Friday, December 16, 2016

The US Navy’s Autonomous Swarm Boats Can Now Decide What to Attack

In a recent demonstration, waterborne robots collaborated to identify, surround, and harass an enemy vessel.


The U.S. Navy’s swarm boats can identify a potential enemy vessel and execute more complex operations to defeat a wider variety of threats, the Office of Naval Research, or ONR, announced on Wednesday.


ONR first demonstrated the swarm boats in 2014, sending 13 robot boats out on Virginia’s James River to protect a large, high-value ship. The experiment proved that the robots could move independently of one another yet coordinate well enough to swarm a threatening vessel and escort it away from a friendly one. It was a key demonstration of ONR’s Control Architecture for Robotic Agent Command and Sensing, or CARACaS system, which includes radar and infrared sensors and which can be retrofitted to a variety of vessels. (ONR has been working mostly with small inflatable boats, but has tested it on four types of craft.) But a human had to tell the robots which vessel to swarm.


That has changed.

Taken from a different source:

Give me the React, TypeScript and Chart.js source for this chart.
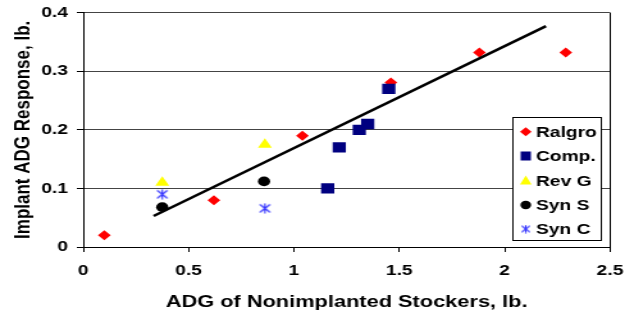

A Sept. 6-Oct. 3 test in the lower Chesapeake Bay demonstrated several new capabilities that will “open up the aperture” for more missions, said ONR program manager Robert Brizzolara.


One was “enhanced vessel classification,” the boats’ ability to separate friend from foe, using images fed into CARACaS. No small task, this advance required new research and development into target classification.